Provide the number of lines where the word "page" occurs, and no other text.
════════
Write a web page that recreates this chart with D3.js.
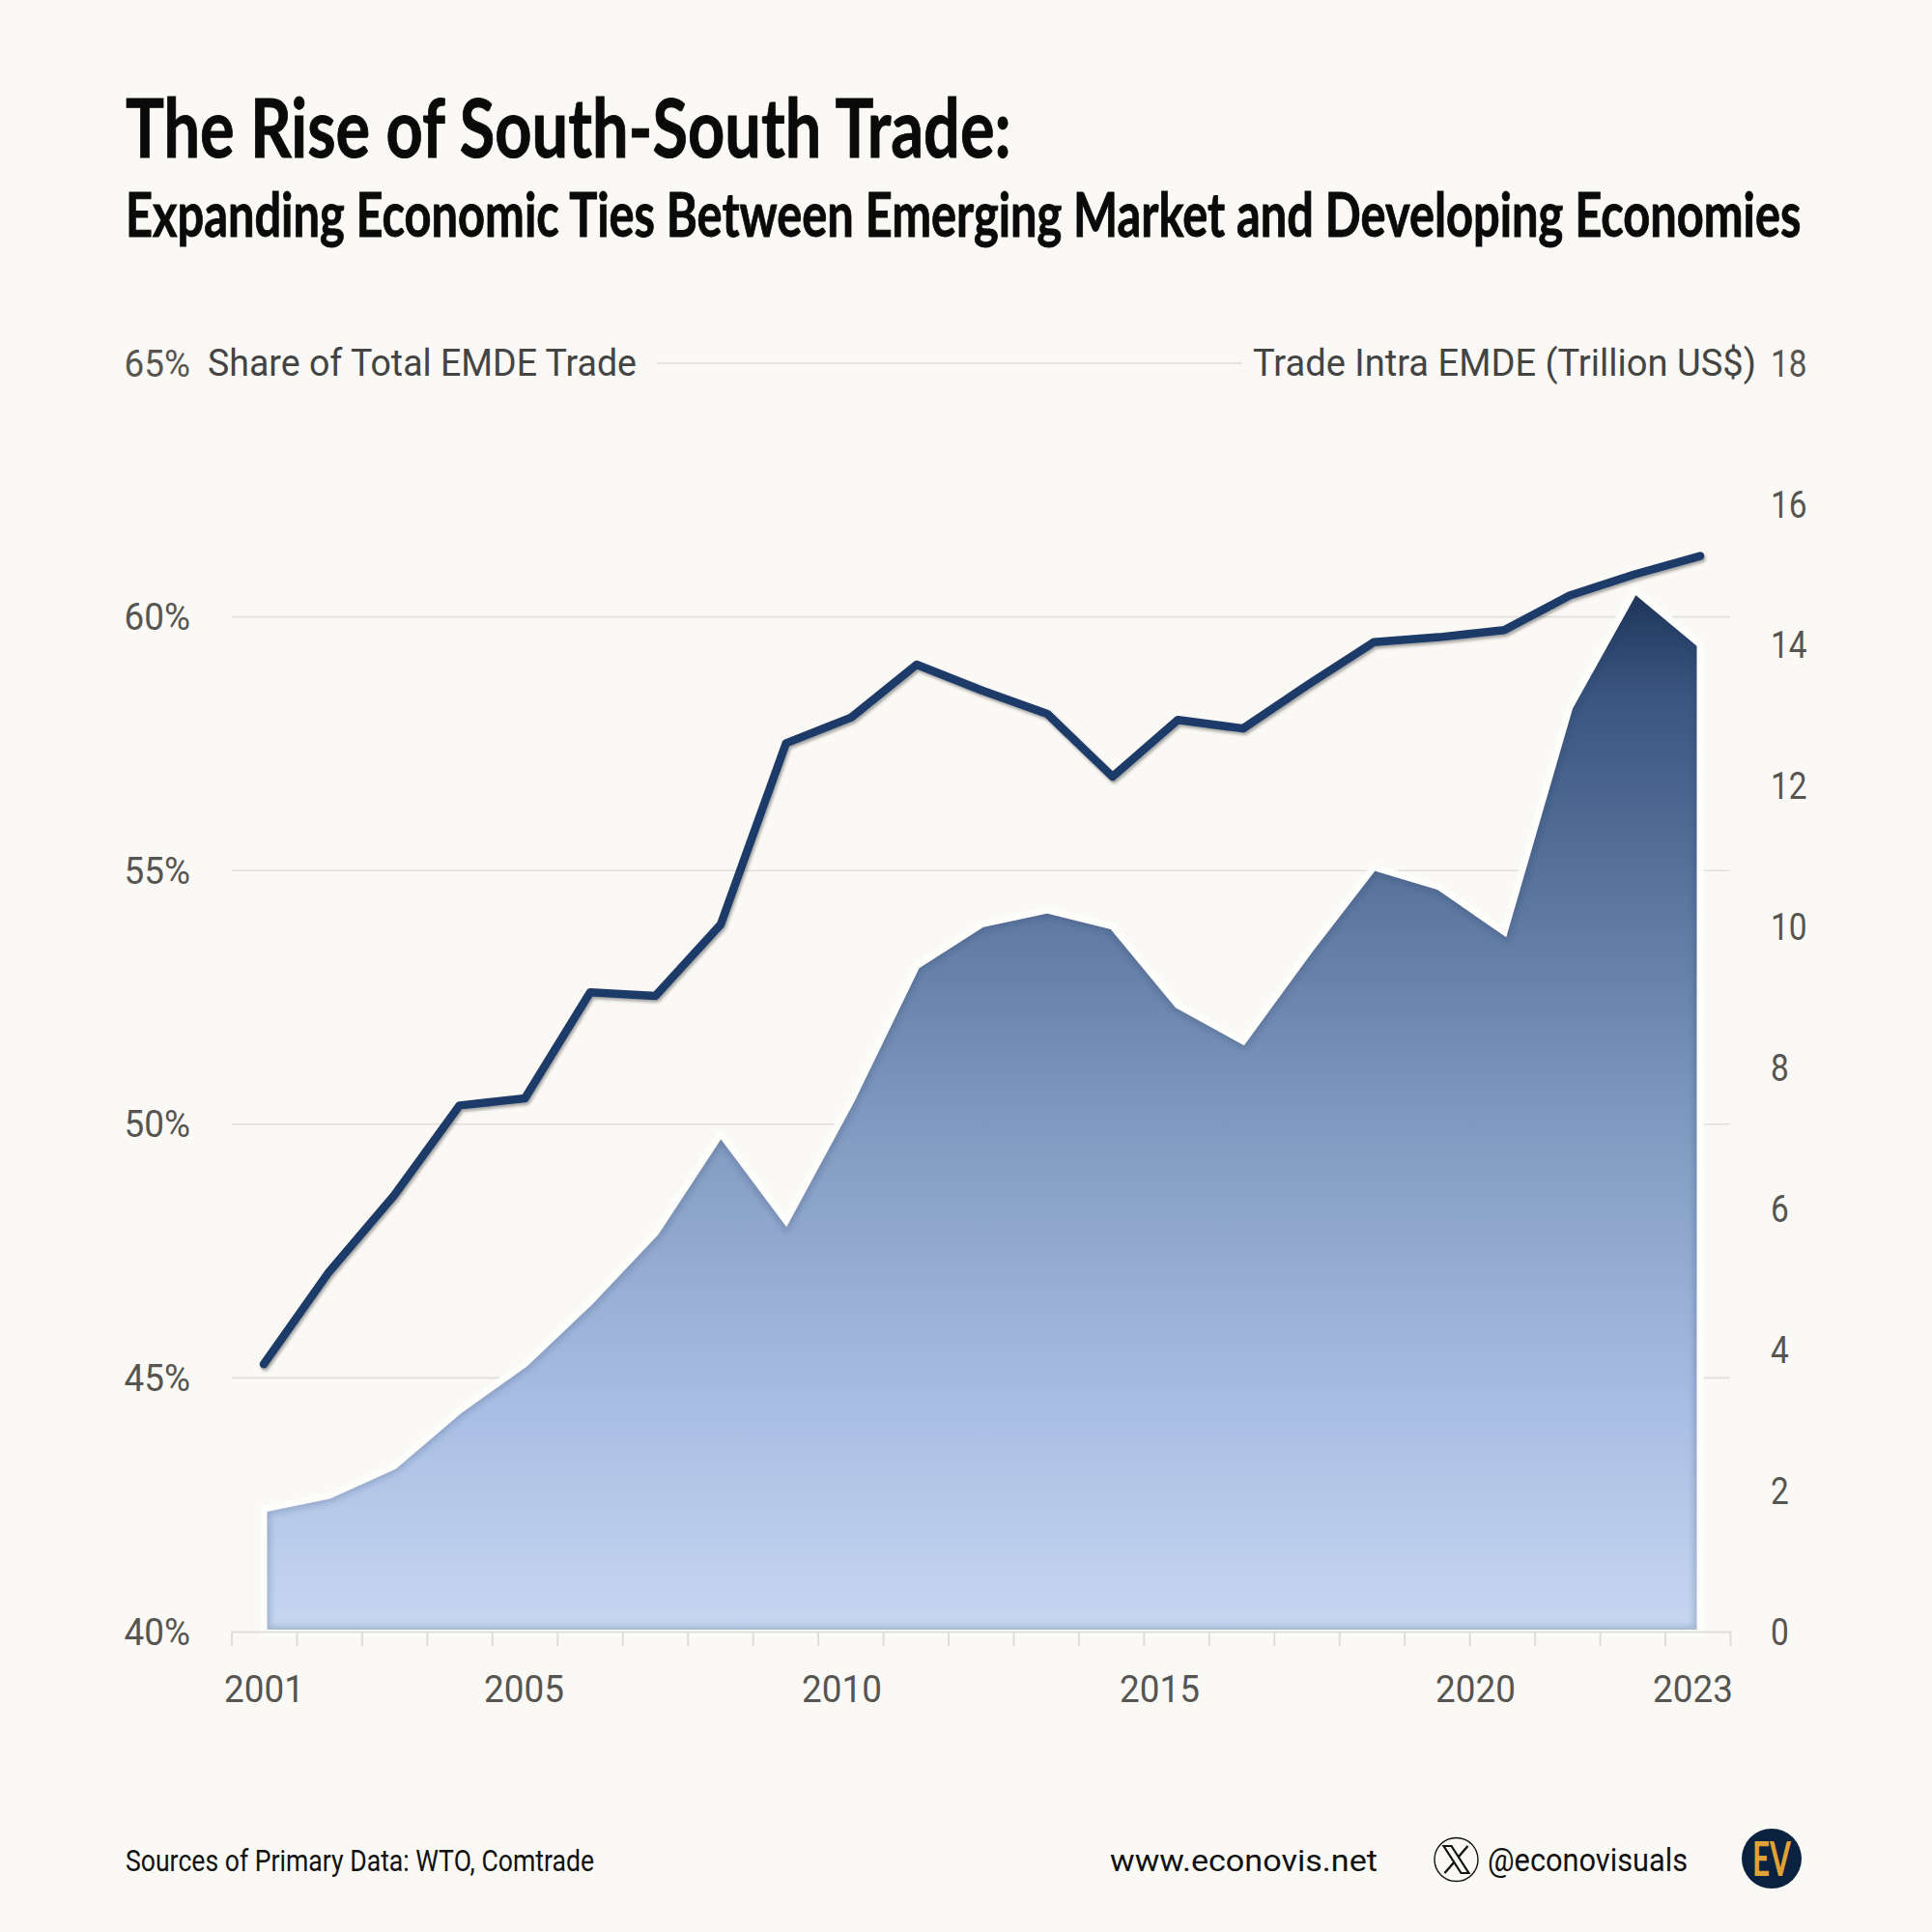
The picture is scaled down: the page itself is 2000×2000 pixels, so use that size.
<!DOCTYPE html>
<html><head><meta charset="utf-8">
<script src="https://cdn.jsdelivr.net/npm/d3@7/dist/d3.min.js"></script>
<style>html,body{margin:0;padding:0;background:#faf9f5}svg{display:block}</style>
</head><body><svg id="c" width="2000" height="2000"></svg>
<script>
const years = d3.range(2001, 2024);
const shareValues = [45.27,47.09,48.6,50.37,50.51,52.6,52.53,53.94,57.51,58.02,59.06,58.55,58.09,56.85,57.97,57.8,58.67,59.5,59.6,59.74,60.42,60.84,61.2];
const tradeValues = [1.74,1.93,2.35,3.14,3.8,4.68,5.66,7.07,5.83,7.54,9.45,10.04,10.24,10.01,8.89,8.38,9.65,10.85,10.57,9.93,13.12,14.78,14.01];
const leftTicks = [40,45,50,55,60,65];
const rightTicks = [0,2,4,6,8,10,12,14,16,18];
const gridTicks = [45,50,55,60];
const yearLabels = [2001,2005,2010,2015,2020,2023];
const yearLabelPos = [273,542,871,1200,1527,1752];

const svg = d3.select('#c');
const BG = '#faf9f5', SANS = 'Roboto', NARROW = 'Lato';
svg.append('rect').attr('width',2000).attr('height',2000).attr('fill',BG);

const x = d3.scalePoint().domain(years).range([273,1760]);
const xTicks = d3.scaleLinear().domain([0,23]).range([239.5,1791]);
const xLab = d3.scaleLinear().domain(yearLabels).range(yearLabelPos);
const yL = d3.scaleLinear().domain([40,65]).range([1689,376]);
const yR = d3.scaleLinear().domain([0,18]).range([1689,376]);

const defs = svg.append('defs');
const grad = defs.append('linearGradient').attr('id','g').attr('gradientUnits','userSpaceOnUse')
  .attr('x1',0).attr('x2',0).attr('y1',yR(14.78)).attr('y2',yR(0));
[[0,'#1f3559'],[0.1,'#3a5580'],[0.3,'#5c769f'],[0.5,'#7f97be'],[0.78,'#a8bde3'],[1,'#c6d7f1']]
  .forEach(s=>grad.append('stop').attr('offset',s[0]).attr('stop-color',s[1]));
const ds = defs.append('filter').attr('id','ds').attr('x','-5%').attr('y','-5%').attr('width','110%').attr('height','110%');
ds.append('feDropShadow').attr('dx',1.5).attr('dy',2.5).attr('stdDeviation',1.6).attr('flood-color','#000').attr('flood-opacity',.35);
defs.append('filter').attr('id','bl').append('feGaussianBlur').attr('stdDeviation',3);

const area = d3.area().x((d,i)=>x(years[i])).y0(yR(0)+1.5).y1(d=>yR(d));
const areaD = area(tradeValues);
defs.append('clipPath').attr('id','ac').append('path').attr('d',areaD);

// grid
svg.append('g').selectAll('line').data(gridTicks).join('line')
  .attr('x1',239.5).attr('x2',1791).attr('y1',d=>yL(d)).attr('y2',d=>yL(d))
  .attr('stroke','#e0dfda').attr('stroke-width',1.6);
svg.append('line').attr('x1',680).attr('x2',1286).attr('y1',yL(65)).attr('y2',yL(65))
  .attr('stroke','#e0dfda').attr('stroke-width',1.6);

// area
svg.append('path').attr('d',areaD).attr('fill','url(#g)');
svg.append('g').attr('clip-path','url(#ac)').append('path').attr('d',areaD)
  .attr('fill','none').attr('stroke','#1a3058').attr('stroke-opacity',.22).attr('stroke-width',13).attr('filter','url(#bl)');
svg.append('path').attr('d',areaD).attr('fill','none').attr('stroke','#fdfdfb').attr('stroke-width',7).attr('stroke-linejoin','miter');

// line
svg.append('path').attr('d',d3.line().x((d,i)=>x(years[i])).y(d=>yL(d))(shareValues))
  .attr('fill','none').attr('stroke','#1f3a68').attr('stroke-width',8.5)
  .attr('stroke-linecap','round').attr('stroke-linejoin','round').attr('filter','url(#ds)');

function squeeze(sel,k){sel.each(function(){const t=d3.select(this);t.attr('textLength',this.getComputedTextLength()*k).attr('lengthAdjust','spacingAndGlyphs');});}
function label(px,py,s,o){
  const t=svg.append('text').attr('x',px).attr('y',py).text(s)
    .attr('font-family',o.font||SANS).attr('font-size',o.size).attr('font-weight',o.weight||400)
    .attr('fill',o.fill||'#111').attr('text-anchor',o.anchor||'start');
  if(o.width) t.attr('textLength',o.width).attr('lengthAdjust','spacingAndGlyphs');
  return t;
}
// horizontal fit by transform, for text whose natural width is wider than the page
function fitted(px,py,s,o){
  const t=svg.append('text').text(s).attr('font-family',o.font).attr('font-size',o.size).attr('font-weight',o.weight)
    .attr('fill',o.fill).attr('stroke',o.fill).attr('stroke-width',o.heavy);
  const k=o.width/t.node().getComputedTextLength();
  t.attr('transform',`translate(${px},${py}) scale(${k},1)`);
  return t;
}

// axes
const xAxis = d3.axisBottom(xTicks).tickValues(d3.range(24)).tickSize(15).tickSizeOuter(0).tickFormat('');
const gx = svg.append('g').attr('transform',`translate(0,${yR(0)})`).call(xAxis);
gx.selectAll('path,line').attr('stroke','#dfded9').attr('stroke-width',2);
const gl = svg.append('g').attr('transform','translate(197,1)').call(d3.axisLeft(yL).tickValues(leftTicks).tickSize(0).tickPadding(0).tickFormat(d=>d+'%'));
const gr = svg.append('g').attr('transform','translate(1833,1)').call(d3.axisRight(yR).tickValues(rightTicks).tickSize(0).tickPadding(0));
const gy = svg.append('g').attr('transform','translate(0,1762)').call(d3.axisBottom(xLab).tickValues(yearLabels).tickSize(0).tickPadding(0).tickFormat(d3.format('d')));
[gl,gr,gy].forEach((g,i)=>{g.select('.domain').remove();g.selectAll('text').attr('font-family',SANS).attr('font-weight',400).attr('font-size',38).attr('fill','#565551').call(squeeze,i==1?.88:.97);});
gy.selectAll('text').attr('dy',0).attr('y',0);

// titles
fitted(130,163,'The Rise of South-South Trade:',{font:NARROW,size:85,weight:700,fill:'#0a0a0a',width:917,heavy:.9});
fitted(130,245,'Expanding Economic Ties Between Emerging Market and Developing Economies',{font:NARROW,size:64,weight:700,fill:'#0a0a0a',width:1735,heavy:.9});
label(215,389,'Share of Total EMDE Trade',{size:38,fill:'#444',width:444});
label(1297,389,'Trade Intra EMDE (Trillion US$)',{size:38,fill:'#444',width:521});

// footer
label(130,1937,'Sources of Primary Data: WTO, Comtrade',{size:31,fill:'#111',width:485});
label(1149,1937,'www.econovis.net',{size:32,fill:'#111',width:277});
label(1540,1937,'@econovisuals',{size:33,fill:'#111',width:207});
const xi = svg.append('g').attr('transform','translate(1507.5,1925)');
xi.append('circle').attr('r',22.5).attr('fill','none').attr('stroke','#111').attr('stroke-width',1.4);
xi.append('path').attr('d','M-13,-14 L-5,-14 L13,14 L5,14 Z').attr('fill','none').attr('stroke','#111').attr('stroke-width',2.2);
xi.append('path').attr('d','M12,-14 L2,-2.5 M-2,2.5 L-12,14').attr('fill','none').attr('stroke','#111').attr('stroke-width',2.4);
const ev = svg.append('g').attr('transform','translate(1834,1924)');
ev.append('circle').attr('r',31).attr('fill','#0b2140');
ev.append('text').attr('text-anchor','middle').attr('y',18).attr('font-family',NARROW).attr('font-weight',700)
  .attr('font-size',50).attr('textLength',40).attr('lengthAdjust','spacingAndGlyphs').attr('fill','#e0a236').text('EV');
</script></body></html>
════════
:: OUTPUT ::
3